Pressure

Under Pressure: A Guide to Its Measurement

Pressure is defined as the amount of force applied perpendicular to the surface of an object per unit area. It's a fundamental concept in physics, engineering, and many other sciences, crucial for understanding everything from weather systems and fluid dynamics to the inflation of a vehicle's tire. The principle is simple: the greater the force, or the smaller the area over which it's applied, the greater the pressure. This is why a sharp needle can puncture skin with very little force—the force is concentrated onto a tiny area, creating immense pressure.

A wide variety of units have been developed to measure pressure, each suited to different applications and originating from different scientific traditions. This converter is designed to help you navigate between them. It translates between the SI unit (Pascals), meteorological units (atmospheres and bars), the common engineering unit in the US (pounds per square inch), and a scientific unit for vacuums (Torr). Whether you're a mechanic checking tire pressure, a meteorologist tracking weather fronts, a diver calculating pressure at depth, or a scientist working with vacuum chambers, this tool provides the necessary conversions for your work.
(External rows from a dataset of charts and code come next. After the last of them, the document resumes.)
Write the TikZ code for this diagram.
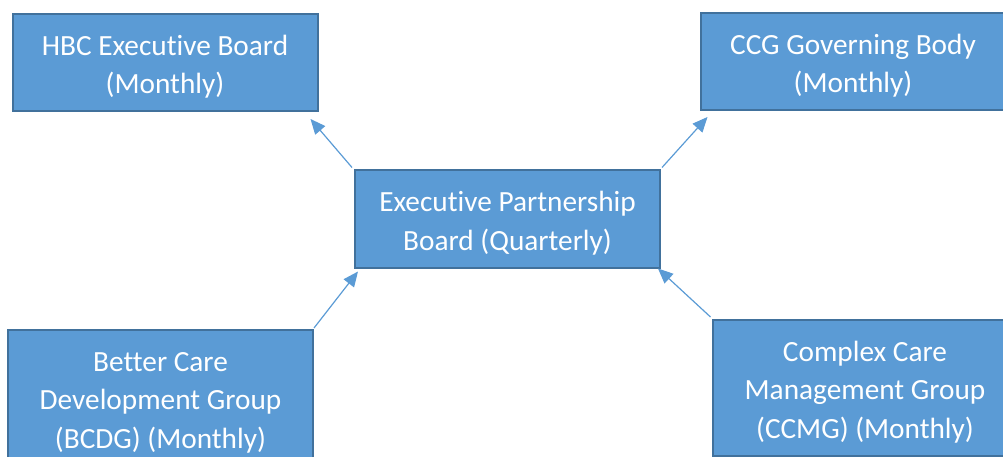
\documentclass[tikz,border=0pt]{standalone}
\usepackage{fontspec}
\setmainfont{Carlito}[Ligatures=NoCommon]
\usetikzlibrary{arrows.meta}
\definecolor{boxfill}{HTML}{5B9BD5}
\definecolor{boxline}{HTML}{41719C}
\definecolor{arrcol}{HTML}{5B9BD5}
\newcommand{\boxtext}[1]{\raisebox{-10.3pt}[0pt][0pt]{\begin{tabular}{@{}c@{}}#1\end{tabular}}}
\begin{document}
\begin{tikzpicture}[x=1pt,y=-1pt,
  box/.style={draw=boxline,line width=2pt,fill=boxfill,text=white,
    inner sep=0pt,font=\fontsize{29.3}{38.5}\selectfont},
  twoline/.style={box,minimum width=305pt,minimum height=97pt},
  threeline/.style={box,minimum width=305pt,minimum height=136pt},
  arr/.style={draw=arrcol,line width=1.2pt,-{Triangle[length=15pt,width=13pt]}}]
\useasboundingbox (0,0) rectangle (1003,457);
\clip (0,0) rectangle (1003,457);
\node[twoline] (hbc) at (165,62.5) {\boxtext{HBC Executive Board\\(Monthly)}};
\node[twoline] (ccg) at (853,61.5) {\boxtext{CCG Governing Body\\(Monthly)}};
\node[twoline] (epb) at (507.5,219) {\boxtext{Executive Partnership\\Board (Quarterly)}};
\node[threeline] (bcdg) at (160.5,398) {\boxtext{Better Care\\Development Group\\(BCDG) (Monthly)}};
\node[threeline] (ccmg) at (865,388) {\boxtext{Complex Care\\Management Group\\(CCMG) (Monthly)}};
\draw[arr] ([shift={(-2,-2)}]epb.north west) -- ([shift={(-8,7)}]hbc.south east);
\draw[arr] ([shift={(1,-2)}]epb.north east) -- ([shift={(8,6)}]ccg.south west);
\draw[arr] ([shift={(0,-1)}]bcdg.north east) -- ([shift={(4,3)}]epb.south west);
\draw[arr] ([shift={(-1,-2)}]ccmg.north west) -- ([shift={(-3,0)}]epb.south east);
\end{tikzpicture}
\end{document}
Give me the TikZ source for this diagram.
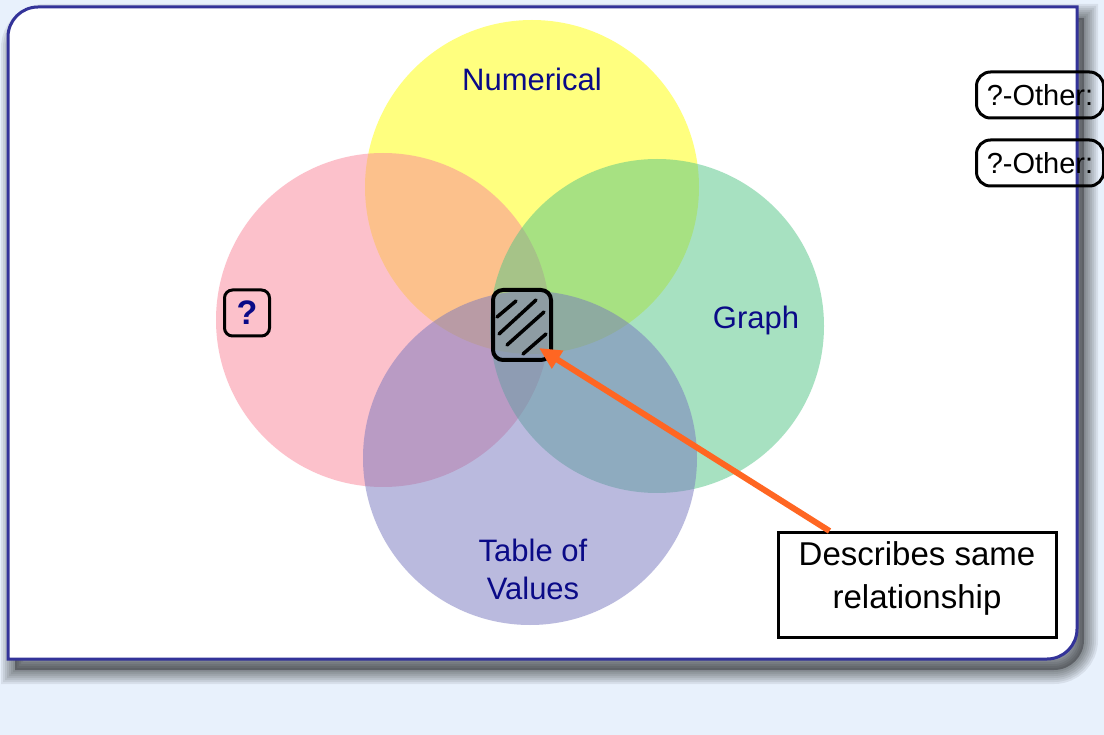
\documentclass[tikz,border=0pt]{standalone}
\usepackage{fontspec}
\setmainfont{Liberation Sans}
\usetikzlibrary{arrows.meta}
\definecolor{pagebg}{RGB}{232,241,252}
\definecolor{panelblue}{RGB}{51,51,153}
\definecolor{setyellow}{RGB}{255,255,0}
\definecolor{setpink}{RGB}{251,133,153}
\definecolor{setgreen}{RGB}{81,197,133}
\definecolor{setpurple}{RGB}{119,119,191}
\definecolor{setnavy}{RGB}{10,10,135}
\definecolor{arroworange}{RGB}{255,102,34}
\def\panelpath{(8,659) -- (8,37) arc (180:270:30) -- (1077,7) -- (1077,629) arc (0:90:30) -- cycle}
\begin{document}
\begin{tikzpicture}[x=1pt, y=-1pt]
		\tikzset{set/.style={circle, inner sep=0, minimum size=334pt, fill opacity=0.5}}
		\tikzset{setlabel/.style={text=setnavy, font=\fontsize{31}{38}\selectfont, align=center}}
		\tikzset{otherbox/.style={draw, rounded corners=14pt, line width=3pt, minimum width=127pt, minimum height=46pt, inner sep=0, font=\fontsize{29}{34}\selectfont}}
		\tikzset{ar/.style={-{Triangle[length=22pt,width=20pt]}, draw=arroworange, line width=6pt}}
		\useasboundingbox (0,0) rectangle (1104,735);
		\fill[pagebg] (0,0) rectangle (1104,735);
		% shadow and panel
		\begin{scope}[shift={(7,11)}]
			\fill[black, opacity=0.3] \panelpath;
			\foreach \w in {28,24,...,4}
				\draw[black, opacity=0.07, line width=\w pt] \panelpath;
		\end{scope}
		\draw[panelblue, line width=3pt, fill=white] \panelpath;
		% the four sets
		\node[set, fill=setyellow] at (532,187) (numerical) {};
		\node[set, fill=setpink] at (383,320) (unknown) {};
		\node[set, fill=setgreen] at (657,326) (graph) {};
		\node[set, fill=setpurple] at (530,458) (table) {};
		\node[setlabel] at (532,79) (numlabel) {Numerical};
		\node[setlabel] at (756,320) (graphlabel) {Graph};
		\node[setlabel] at (533,569) (tablelabel) {Table of\\Values};
		\node[draw, rounded corners=8pt, line width=3pt, minimum width=45pt, minimum height=46pt, inner sep=0, text=setnavy, font=\fontsize{34}{38}\selectfont\bfseries] at (247,313) (question) {?};
		% hatched overlap
		\node[draw, line width=4pt, rounded corners=10pt, minimum width=58pt, minimum height=70pt] at (522,325) (overlap) {};
		\foreach \ax/\ay/\bx/\by in {497/317/516/301, 499/334/536/300, 507/345/544/312, 523/354/546/334}
			\draw[black, line width=3.5pt, line cap=round] (\ax,\ay) -- (\bx,\by);
		\node[draw, line width=3pt, fill=white, minimum width=278pt, minimum height=105pt] at (917,585) (describe) {};
		\node[align=center, font=\fontsize{33}{43}\selectfont] at (917,578) (describetext) {Describes same\\relationship};
		\draw[ar] ([xshift=53pt]describe.north west) -- ([xshift=-14pt,yshift=14pt]overlap.south east);
		\node[otherbox] at (1040,95) (other1) {?-Other:};
		\node[otherbox] at (1040,163) (other2) {?-Other:};
	\end{tikzpicture}
\end{document}
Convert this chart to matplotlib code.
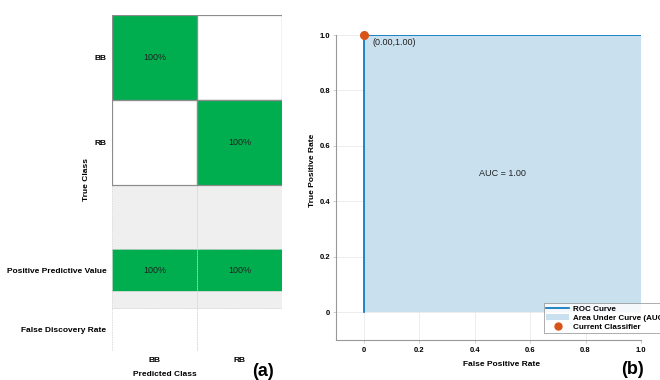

Relevant Formulas in Science and Mathematics

• Definition of Pressure (Physics): The fundamental formula is Pressure = Force / Area. This is the cornerstone of fluid mechanics and material science.
• Hydrostatic Pressure (Physics): The pressure exerted by a fluid at a certain depth is given by P = ρgh, where ρ (rho) is the fluid density, g is the acceleration due to gravity, and h is the depth of the fluid.
• Ideal Gas Law (Chemistry/Physics): This law relates pressure (P), volume (V), temperature (T), and the amount of a gas (n): PV = nRT. Pressure is a key variable describing the state of a gas.
• Pascal's Principle (Physics): This principle states that a pressure change at any point in a confined incompressible fluid is transmitted throughout the fluid such that the same change occurs everywhere. This is the basis for hydraulic systems like car brakes and lifts.
• Bernoulli's Principle (Physics): For a moving fluid, this principle relates pressure, velocity, and height. It explains that an increase in the speed of a fluid occurs simultaneously with a decrease in pressure or a decrease in the fluid's potential energy. This is why an airplane wing generates lift.

A Deep Dive into Common Pressure Units

• Pascal (Pa): The SI unit of pressure, named after the French polymath Blaise Pascal. It is defined as one Newton of force per square meter (N/m²). Because the Pascal is a very small unit of pressure, it is often expressed in kilopascals (kPa = 1,000 Pa) or megapascals (MPa = 1,000,000 Pa). It's the standard for scientific and international applications.
• Atmosphere (atm): A unit of pressure defined as the average atmospheric pressure at sea level on Earth. One standard atmosphere is equal to exactly 101,325 Pa. It provides an intuitive, real-world reference point for pressure measurements.
• Bar (bar): Another metric unit of pressure, the bar is defined as exactly 100,000 Pa. It is very close in value to one atmosphere (1 bar ≈ 0.987 atm), making it a convenient unit for many engineering and meteorological applications where pressures are similar to atmospheric pressure.
• Pounds per square inch (PSI): The standard unit of pressure in the Imperial and US Customary systems. It is the pressure resulting from a force of one pound-force applied to an area of one square inch. It is commonly used for measuring tire pressure, hydraulic systems, and compressed air in the US.
• Torr (Torr): A unit of pressure named after Evangelista Torricelli, the inventor of the barometer. It was originally defined as one millimeter of mercury (mmHg). It is often used for measuring high vacuums in laboratory settings. 1 atm is approximately 760 Torr.